Most of the time, specifically in the public markets, many of these companies look pretty similar on paper:

  • Market Cap: Call it $200M-$1B

  • Consumer-facing: Retail, CPG, Franchising or Services.

  • Financial Profile: Positive free cash flow, but flat to -10% YoY revenue.

  • Leverage: 4-6x Net Debt/EBITDA

  • Valuation: 4-7x EBITDA, reflecting muted growth expectations.

These are often stable but stagnant businesses - cash generative but neglected, with under leveraged brands and inefficient understandings of sales conversions and operational discipline. Think regional franchisors with flat same-store stales, legacy consumer brands with loyal but aging customers, or niche retailers that lack digital presence. On Wall Street, they are easy to ignore (“value traps” and too small for large institutional investments or coverage). For an “Investor-Operator”, they’re fertile ground.

So, how do we reignite shareholder value?
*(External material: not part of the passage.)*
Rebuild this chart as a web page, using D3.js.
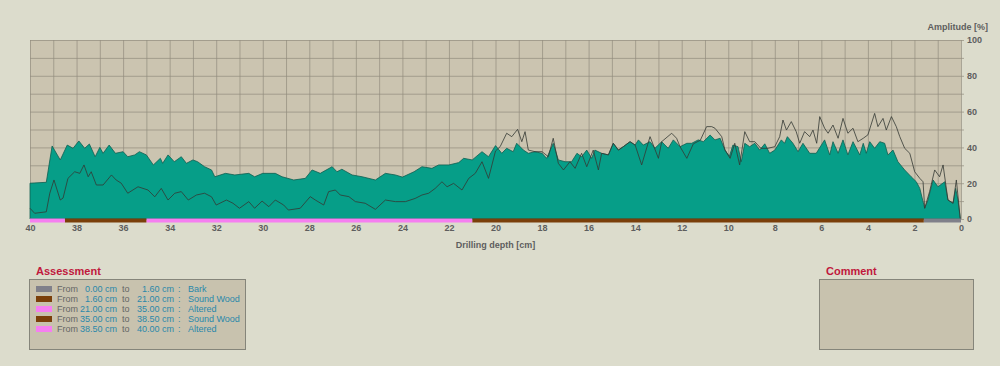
<!DOCTYPE html>
<html>
<head>
<meta charset="utf-8">
<script src="https://cdn.jsdelivr.net/npm/d3@7"></script>
<style>
  body { margin: 0; background: #dcdccc; }
  text { font-family: "Liberation Sans", Arial, sans-serif; }
</style>
</head>
<body>
<div id="chart"></div>
<script>
// drilling resistance (filled) and feed (line), depth in cm, amplitude in %
const drillDepth = [40, 39.3, 39.05, 38.7, 38.4, 38.15, 37.9, 37.65, 37.45, 37.2, 37, 36.86, 36.6, 36.33, 36, 35.8, 35.5, 35.3, 35, 34.7, 34.4, 34.3, 34.07, 33.8, 33.5, 33.28, 33, 32.8, 32.5, 32.2, 32.06, 31.6, 31.2, 30.6, 30.35, 30, 29.46, 29.17, 28.67, 28.17, 27.88, 27.53, 27.02, 26.81, 26.6, 26.16, 25.73, 25.16, 24.73, 24.3, 24, 23.5, 23.16, 22.73, 22.44, 22, 21.58, 21.37, 21, 20.58, 20.3, 20, 19.73, 19.52, 19.24, 19.09, 18.8, 18.59, 18.3, 18, 17.8, 17.52, 17.3, 17.01, 16.73, 16.5, 16.3, 16.08, 15.87, 15.73, 15.44, 15.15, 14.94, 14.72, 14.51, 14.22, 14, 13.86, 13.65, 13.36, 13.15, 12.86, 12.58, 12.36, 12.07, 11.78, 11.57, 11.29, 11.07, 10.78, 10.57, 10.35, 10.14, 9.95, 9.8, 9.58, 9.44, 9.29, 9.08, 8.86, 8.65, 8.43, 8.22, 8, 7.72, 7.58, 7.46, 7.22, 7, 6.79, 6.5, 6.22, 5.86, 5.64, 5.5, 5.28, 5.07, 4.86, 4.64, 4.35, 4.2, 4.07, 3.92, 3.71, 3.49, 3.28, 3.14, 2.92, 2.71, 2.42, 2.14, 1.92, 1.77, 1.56, 1.42, 1.2, 0.99, 0.7, 0.56, 0.34, 0.23, 0.13, 0.03];
const drillAmp = [20, 20.5, 40.8, 33, 41.3, 39.5, 43.6, 39.5, 41.9, 34.8, 40, 36.7, 41.3, 36.7, 37.6, 34.8, 35.8, 37.6, 35.8, 30.2, 33.9, 31.1, 35.8, 32, 34.8, 31.1, 33, 32, 29.2, 27.4, 23.6, 25.5, 24.6, 25.5, 23.6, 25.5, 25.5, 23.6, 21.8, 22.7, 27.4, 25.5, 29.2, 26.4, 27.8, 24.6, 23.6, 21.8, 25.5, 24.6, 23.4, 26.4, 29.2, 28.3, 30.2, 30.2, 31.5, 33.9, 33, 37.6, 34.8, 41, 36.7, 39.5, 37.6, 42.3, 38.5, 36.7, 37.6, 36.7, 33.9, 42.3, 33, 32, 32, 36.7, 34.8, 38.5, 33.9, 38.5, 36.7, 35.8, 42.3, 38.5, 40.4, 43.2, 41.3, 44.2, 41.3, 43.2, 39.5, 43.2, 39.5, 44.2, 40.4, 42.3, 42.3, 44.2, 43.2, 46.9, 44.2, 45.1, 38.5, 35, 41.3, 40.4, 32, 42.3, 40.4, 42.3, 38.5, 42, 36.7, 38.5, 44.2, 42.3, 46, 42.3, 37.6, 42.3, 36.7, 36.7, 44.2, 35.8, 43.2, 36.7, 44.2, 35.8, 43.2, 35.8, 42.3, 36.7, 43.2, 39.5, 43.2, 42.3, 35.8, 38.5, 32, 27.4, 23.6, 20.8, 17.1, 6, 10.6, 21.8, 18, 20.8, 10.6, 8.8, 17.1, 10.6, 0];

const feedDepth = [40, 39.8, 39.3, 39.15, 38.97, 38.7, 38.58, 38.37, 38.08, 37.86, 37.68, 37.5, 37.37, 37.15, 36.86, 36.5, 36.3, 36.08, 35.8, 35.36, 34.93, 34.64, 34.36, 34.07, 33.78, 33.5, 33.2, 32.85, 32.5, 32.2, 32, 31.56, 31.28, 31, 30.6, 30.35, 30.03, 29.74, 29.46, 29.1, 28.9, 28.39, 27.96, 27.74, 27.38, 27.17, 26.88, 26.67, 26.3, 26.02, 25.6, 25.16, 24.73, 24.3, 23.87, 23.45, 23.16, 22.87, 22.59, 22.3, 22.08, 21.8, 21.44, 21.15, 20.87, 20.58, 20.3, 20, 19.8, 19.52, 19.3, 19.05, 18.87, 18.73, 18.59, 18.3, 18, 17.73, 17.52, 17.3, 17.08, 16.8, 16.58, 16.3, 16.08, 15.8, 15.58, 15.44, 15.15, 14.94, 14.72, 14.51, 14.22, 14, 13.72, 13.36, 13, 12.86, 12.43, 12.22, 12.07, 11.78, 11.5, 11.2, 10.93, 10.71, 10.57, 10.28, 10.14, 9.92, 9.72, 9.51, 9.29, 9.08, 8.86, 8.6, 8.3, 8, 7.79, 7.65, 7.5, 7.29, 7.08, 6.93, 6.72, 6.5, 6.36, 6.2, 6.07, 5.86, 5.71, 5.5, 5.28, 5.07, 4.86, 4.64, 4.43, 4.2, 4, 3.71, 3.57, 3.35, 3.21, 2.99, 2.78, 2.63, 2.42, 2.2, 1.99, 1.77, 1.63, 1.56, 1.35, 1.13, 0.92, 0.77, 0.56, 0.34, 0.2, 0.03];
const feedAmp = [6, 3.2, 4, 14.4, 21.8, 10.6, 11.7, 22.7, 26.4, 25.5, 30.2, 23.6, 26.4, 19, 19, 24.6, 21.8, 20, 14.4, 18, 16.2, 12.4, 17.1, 10.6, 14.4, 15.3, 10.6, 13.4, 14.4, 12.4, 7.8, 10.6, 8.8, 6, 9.7, 6, 10, 6.9, 10.6, 7.8, 5, 6, 12.5, 10.6, 7.8, 15.3, 16.2, 13.4, 12.5, 9.7, 8.8, 5.4, 10.6, 9.7, 9.7, 11.5, 13.4, 14.4, 17.1, 20.8, 18, 19.9, 16.2, 22.7, 25.5, 32, 22.7, 38, 40.4, 47.9, 46, 50.1, 43.2, 48.8, 38.5, 37.6, 37.6, 34.8, 45.1, 31.1, 27.4, 32, 28.3, 36.7, 29.2, 38.5, 27.4, 36.7, 35.8, 42.3, 38.5, 40.4, 43.2, 41.3, 30.2, 46, 33.9, 43.2, 47.9, 45.1, 40.4, 33.9, 42, 44, 51.6, 51.6, 50.7, 46, 38.5, 33.9, 42.3, 30.2, 48.8, 43.2, 43.2, 39.5, 39.5, 40.4, 46, 55.3, 49.7, 54.4, 48.8, 42.3, 48.8, 46, 49.7, 42.3, 57.2, 50.7, 47.9, 52.5, 45.1, 56.2, 47.9, 50.7, 43.2, 45.1, 47, 59, 51.6, 56.2, 49.7, 57.2, 51.6, 46, 39.5, 36.7, 26.4, 22.7, 20.8, 6, 15.3, 27.4, 23.6, 30.2, 10.6, 8.8, 21.8, 0];

// assessment zones
const zoneFrom = [0.00, 1.60, 21.00, 35.00, 38.50];
const zoneTo = [1.60, 21.00, 35.00, 38.50, 40.00];
const zoneName = ["Bark", "Sound Wood", "Altered", "Sound Wood", "Altered"];
const zoneColor = ["#80808a", "#7a3f0a", "#f57ff0", "#7a3f0a", "#f57ff0"];

const xTicks = d3.range(0, 41, 2);
const yTicks = [0, 20, 40, 60, 80, 100];

const width = 1000, height = 366;
const margin = { top: 40, right: 39, bottom: 147, left: 30 };

const svg = d3.select("#chart").append("svg")
  .attr("width", width).attr("height", height);

const x = d3.scaleLinear().domain([40, 0]).range([margin.left, width - margin.right]);
const y = d3.scaleLinear().domain([0, 100]).range([height - margin.bottom, margin.top]);

// plot background
svg.append("rect")
  .attr("x", x(40)).attr("y", y(100))
  .attr("width", x(0) - x(40)).attr("height", y(0) - y(100))
  .attr("fill", "#cbc4b0");

// grid
svg.append("g")
  .attr("transform", `translate(0,${y(0)})`)
  .call(d3.axisBottom(x).tickValues(d3.range(0, 41, 1)).tickSize(-(y(0) - y(100))).tickFormat(""))
  .call(g => g.select(".domain").remove())
  .call(g => g.selectAll("line").attr("stroke", "#928d7e").attr("stroke-width", 0.7));

svg.append("g")
  .attr("transform", `translate(${x(40)},0)`)
  .call(d3.axisRight(y).tickValues(d3.range(0, 101, 10)).tickSize(x(0) - x(40) + 3).tickFormat(""))
  .call(g => g.select(".domain").remove())
  .call(g => g.selectAll("line").attr("stroke", "#928d7e").attr("stroke-width", 0.7));

const pts = (ds, vs) => ds.map((d, i) => [d, vs[i]]);

svg.append("path")
  .datum(pts(drillDepth, drillAmp))
  .attr("fill", "#069e88")
  .attr("stroke", "#0f5e50")
  .attr("stroke-width", 0.8)
  .attr("d", d3.area().x(d => x(d[0])).y0(y(0)).y1(d => y(d[1])));

svg.append("path")
  .datum(pts(feedDepth, feedAmp))
  .attr("fill", "none")
  .attr("stroke", "#333833")
  .attr("stroke-width", 0.8)
  .attr("d", d3.line().x(d => x(d[0])).y(d => y(d[1])));

// zone strip
svg.append("g").selectAll("rect")
  .data(zoneFrom)
  .join("rect")
  .attr("x", (d, i) => x(zoneTo[i]))
  .attr("y", y(0) - 0.5)
  .attr("width", (d, i) => x(d) - x(zoneTo[i]))
  .attr("height", 4)
  .attr("fill", (d, i) => zoneColor[i]);

// axes labels
const tickStyle = g => g
  .call(g => g.select(".domain").remove())
  .call(g => g.selectAll("line").remove())
  .call(g => g.selectAll("text").attr("fill", "#5e5e5e").attr("font-weight", "bold")
    .attr("font-size", "9px").attr("font-family", "Liberation Sans, Arial, sans-serif"));

svg.append("g")
  .attr("transform", `translate(0,${y(0) + 4})`)
  .call(d3.axisBottom(x).tickValues(xTicks).tickSize(0).tickPadding(2))
  .call(tickStyle);

svg.append("g")
  .attr("transform", `translate(${x(0) + 3},0)`)
  .call(d3.axisRight(y).tickValues(yTicks).tickSize(0).tickPadding(3))
  .call(tickStyle);

svg.append("text")
  .attr("x", (x(40) + x(0)) / 2).attr("y", 248)
  .attr("text-anchor", "middle")
  .attr("font-size", "9px").attr("font-weight", "bold").attr("fill", "#5e5e5e")
  .text("Drilling depth [cm]");

svg.append("text")
  .attr("x", 988).attr("y", 30)
  .attr("text-anchor", "end")
  .attr("font-size", "9px").attr("font-weight", "bold").attr("fill", "#5e5e5e")
  .text("Amplitude [%]");

// assessment box
svg.append("text")
  .attr("x", 36).attr("y", 275)
  .attr("font-size", "11px").attr("font-weight", "bold").attr("fill", "#c0183c")
  .text("Assessment");

svg.append("rect")
  .attr("x", 29.5).attr("y", 279.5).attr("width", 216).attr("height", 70)
  .attr("fill", "#c8c2ae").attr("stroke", "#85857a");

const rows = svg.append("g").selectAll("g")
  .data(zoneFrom)
  .join("g")
  .attr("transform", (d, i) => `translate(0,${289 + i * 10})`)
  .attr("font-size", "9px");

rows.append("rect").attr("x", 36).attr("y", -3).attr("width", 16).attr("height", 6)
  .attr("fill", (d, i) => zoneColor[i]);
rows.append("text").attr("x", 57).attr("y", 3).attr("fill", "#666").text("From");
rows.append("text").attr("x", 117).attr("y", 3).attr("text-anchor", "end").attr("fill", "#2a88aa")
  .text(d => d.toFixed(2) + " cm");
rows.append("text").attr("x", 122).attr("y", 3).attr("fill", "#666").text("to");
rows.append("text").attr("x", 174).attr("y", 3).attr("text-anchor", "end").attr("fill", "#2a88aa")
  .text((d, i) => zoneTo[i].toFixed(2) + " cm");
rows.append("text").attr("x", 178).attr("y", 3).attr("fill", "#2a88aa").text(":");
rows.append("text").attr("x", 188).attr("y", 3).attr("fill", "#2a88aa").text((d, i) => zoneName[i]);

// comment box
svg.append("text")
  .attr("x", 826).attr("y", 275)
  .attr("font-size", "11px").attr("font-weight", "bold").attr("fill", "#c0183c")
  .text("Comment");

svg.append("rect")
  .attr("x", 819.5).attr("y", 279.5).attr("width", 154).attr("height", 70)
  .attr("fill", "#c8c2ae").attr("stroke", "#85857a");
</script>
</body>
</html>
There’s a clear opportunity to apply private-equity style rigor in a public market context. By pairing financial insight with operational know, you can re-ignite revenue and shift investor perception. Management gets a growth partner who understands both the balance sheet and the sales floor. Shareholders get more than cost-cutting promises - they get a credible, narrow path to growth. And the market rewards that visibility with multiple expansion.
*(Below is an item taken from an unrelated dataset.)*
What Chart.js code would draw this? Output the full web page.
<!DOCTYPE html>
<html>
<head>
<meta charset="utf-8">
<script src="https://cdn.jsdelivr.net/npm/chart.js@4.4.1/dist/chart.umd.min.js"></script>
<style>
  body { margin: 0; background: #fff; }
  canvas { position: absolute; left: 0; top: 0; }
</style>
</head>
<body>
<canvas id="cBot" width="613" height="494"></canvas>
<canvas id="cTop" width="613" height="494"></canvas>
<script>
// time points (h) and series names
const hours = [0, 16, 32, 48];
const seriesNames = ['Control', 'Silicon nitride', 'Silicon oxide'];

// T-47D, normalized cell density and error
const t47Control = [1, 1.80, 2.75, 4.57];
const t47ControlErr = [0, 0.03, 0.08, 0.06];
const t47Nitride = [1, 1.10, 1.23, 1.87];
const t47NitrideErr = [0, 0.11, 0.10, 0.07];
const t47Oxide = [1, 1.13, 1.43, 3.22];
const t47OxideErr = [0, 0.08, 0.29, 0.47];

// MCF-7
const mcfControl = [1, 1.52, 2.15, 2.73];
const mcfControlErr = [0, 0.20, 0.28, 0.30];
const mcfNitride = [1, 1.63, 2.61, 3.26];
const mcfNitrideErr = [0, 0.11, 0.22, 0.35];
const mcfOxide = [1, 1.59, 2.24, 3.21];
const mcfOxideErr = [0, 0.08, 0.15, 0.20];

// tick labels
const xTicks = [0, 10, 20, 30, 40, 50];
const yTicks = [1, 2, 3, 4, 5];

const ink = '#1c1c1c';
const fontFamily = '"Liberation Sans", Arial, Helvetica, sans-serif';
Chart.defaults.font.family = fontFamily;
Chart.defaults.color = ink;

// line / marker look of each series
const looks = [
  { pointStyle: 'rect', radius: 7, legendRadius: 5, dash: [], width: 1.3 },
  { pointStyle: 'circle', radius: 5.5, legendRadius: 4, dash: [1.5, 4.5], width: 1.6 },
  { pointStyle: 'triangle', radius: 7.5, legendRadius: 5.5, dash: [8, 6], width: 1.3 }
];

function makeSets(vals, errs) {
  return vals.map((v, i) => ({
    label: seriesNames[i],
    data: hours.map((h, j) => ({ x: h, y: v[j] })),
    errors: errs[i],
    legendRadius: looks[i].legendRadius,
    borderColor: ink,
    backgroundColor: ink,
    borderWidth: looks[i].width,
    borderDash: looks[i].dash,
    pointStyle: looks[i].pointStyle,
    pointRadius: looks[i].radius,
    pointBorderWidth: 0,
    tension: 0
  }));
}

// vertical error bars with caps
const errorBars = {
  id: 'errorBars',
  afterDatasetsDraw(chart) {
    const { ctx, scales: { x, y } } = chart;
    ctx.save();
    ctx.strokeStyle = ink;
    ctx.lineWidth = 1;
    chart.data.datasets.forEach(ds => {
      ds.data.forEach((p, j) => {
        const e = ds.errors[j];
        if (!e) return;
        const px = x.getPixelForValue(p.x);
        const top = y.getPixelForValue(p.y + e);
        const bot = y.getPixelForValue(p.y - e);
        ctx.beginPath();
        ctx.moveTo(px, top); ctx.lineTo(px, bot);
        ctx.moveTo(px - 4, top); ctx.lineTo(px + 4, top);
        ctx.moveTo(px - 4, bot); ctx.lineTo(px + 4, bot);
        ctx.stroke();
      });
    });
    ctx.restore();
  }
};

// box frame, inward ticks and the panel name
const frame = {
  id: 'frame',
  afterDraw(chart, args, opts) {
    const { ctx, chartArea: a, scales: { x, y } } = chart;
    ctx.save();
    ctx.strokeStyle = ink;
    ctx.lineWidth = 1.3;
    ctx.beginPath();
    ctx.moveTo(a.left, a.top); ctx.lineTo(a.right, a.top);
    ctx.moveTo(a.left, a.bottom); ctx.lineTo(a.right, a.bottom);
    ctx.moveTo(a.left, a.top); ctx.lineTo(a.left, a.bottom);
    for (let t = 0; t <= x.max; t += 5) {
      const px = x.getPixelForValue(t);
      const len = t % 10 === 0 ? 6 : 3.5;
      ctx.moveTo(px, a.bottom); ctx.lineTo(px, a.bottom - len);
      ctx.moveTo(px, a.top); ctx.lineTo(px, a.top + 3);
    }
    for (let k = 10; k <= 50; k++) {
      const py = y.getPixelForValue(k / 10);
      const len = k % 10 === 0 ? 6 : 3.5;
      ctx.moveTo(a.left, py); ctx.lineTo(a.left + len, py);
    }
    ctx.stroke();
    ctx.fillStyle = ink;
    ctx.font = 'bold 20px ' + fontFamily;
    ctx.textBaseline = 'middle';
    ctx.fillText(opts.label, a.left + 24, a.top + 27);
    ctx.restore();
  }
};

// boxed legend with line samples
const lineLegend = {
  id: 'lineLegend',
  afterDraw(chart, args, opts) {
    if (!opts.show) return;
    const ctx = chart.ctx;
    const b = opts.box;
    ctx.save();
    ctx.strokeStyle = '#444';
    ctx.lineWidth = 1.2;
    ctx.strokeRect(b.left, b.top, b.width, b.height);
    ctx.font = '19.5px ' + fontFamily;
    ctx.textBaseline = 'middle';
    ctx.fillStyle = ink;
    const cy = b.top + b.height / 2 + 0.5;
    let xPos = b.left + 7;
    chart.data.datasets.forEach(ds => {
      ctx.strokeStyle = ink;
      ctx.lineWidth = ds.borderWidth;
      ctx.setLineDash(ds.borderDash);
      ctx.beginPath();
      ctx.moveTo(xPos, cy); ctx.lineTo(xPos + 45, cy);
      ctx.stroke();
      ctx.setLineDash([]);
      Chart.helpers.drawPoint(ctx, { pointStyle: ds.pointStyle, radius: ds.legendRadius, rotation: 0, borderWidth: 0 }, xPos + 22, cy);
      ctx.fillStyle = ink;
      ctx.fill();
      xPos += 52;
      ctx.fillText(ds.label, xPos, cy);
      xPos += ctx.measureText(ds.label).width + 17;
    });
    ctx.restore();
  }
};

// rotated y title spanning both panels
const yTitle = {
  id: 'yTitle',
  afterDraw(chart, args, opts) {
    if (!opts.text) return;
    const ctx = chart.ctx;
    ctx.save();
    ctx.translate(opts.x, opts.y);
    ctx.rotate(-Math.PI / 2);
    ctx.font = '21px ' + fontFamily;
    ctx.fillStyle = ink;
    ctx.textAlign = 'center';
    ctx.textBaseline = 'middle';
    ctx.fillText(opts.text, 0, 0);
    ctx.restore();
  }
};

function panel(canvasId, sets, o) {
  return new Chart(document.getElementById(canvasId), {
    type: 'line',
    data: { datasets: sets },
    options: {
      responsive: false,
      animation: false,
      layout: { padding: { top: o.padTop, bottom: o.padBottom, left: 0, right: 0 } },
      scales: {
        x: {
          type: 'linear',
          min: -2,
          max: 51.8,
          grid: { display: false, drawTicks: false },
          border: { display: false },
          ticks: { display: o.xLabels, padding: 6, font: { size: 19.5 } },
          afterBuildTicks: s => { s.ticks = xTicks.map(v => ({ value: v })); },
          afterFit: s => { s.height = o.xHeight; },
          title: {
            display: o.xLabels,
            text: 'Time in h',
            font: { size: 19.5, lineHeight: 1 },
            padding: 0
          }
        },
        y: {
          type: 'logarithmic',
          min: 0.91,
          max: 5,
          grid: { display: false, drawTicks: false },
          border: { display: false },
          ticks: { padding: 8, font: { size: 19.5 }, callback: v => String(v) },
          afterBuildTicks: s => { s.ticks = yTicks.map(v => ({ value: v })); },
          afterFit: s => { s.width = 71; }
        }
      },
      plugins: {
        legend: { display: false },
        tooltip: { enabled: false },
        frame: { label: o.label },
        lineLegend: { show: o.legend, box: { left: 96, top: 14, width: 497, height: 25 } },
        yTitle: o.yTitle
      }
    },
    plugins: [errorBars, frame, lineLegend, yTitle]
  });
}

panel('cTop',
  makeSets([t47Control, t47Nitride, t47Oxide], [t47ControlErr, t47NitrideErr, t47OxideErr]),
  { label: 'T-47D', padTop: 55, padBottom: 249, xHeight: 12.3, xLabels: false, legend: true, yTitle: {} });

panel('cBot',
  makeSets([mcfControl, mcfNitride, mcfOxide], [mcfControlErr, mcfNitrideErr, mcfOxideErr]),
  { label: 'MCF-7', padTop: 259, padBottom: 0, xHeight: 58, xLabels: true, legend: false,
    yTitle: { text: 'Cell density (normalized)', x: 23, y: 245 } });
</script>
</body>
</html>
In summary, financial engineering is necessary, but not sufficient alone. Sustainable value creation demands more - it demands an operator’s lens. That’s the heart of the “Investor-Operator” model: combining capital discipline with executional excellence. It’s a collaborative form of activism, designed not to dismantle a business, but to help them grow.

The next era of shareholder value won’t come just from balance sheets. It will come from brands that sell, strategies that execute, and businesses that grow.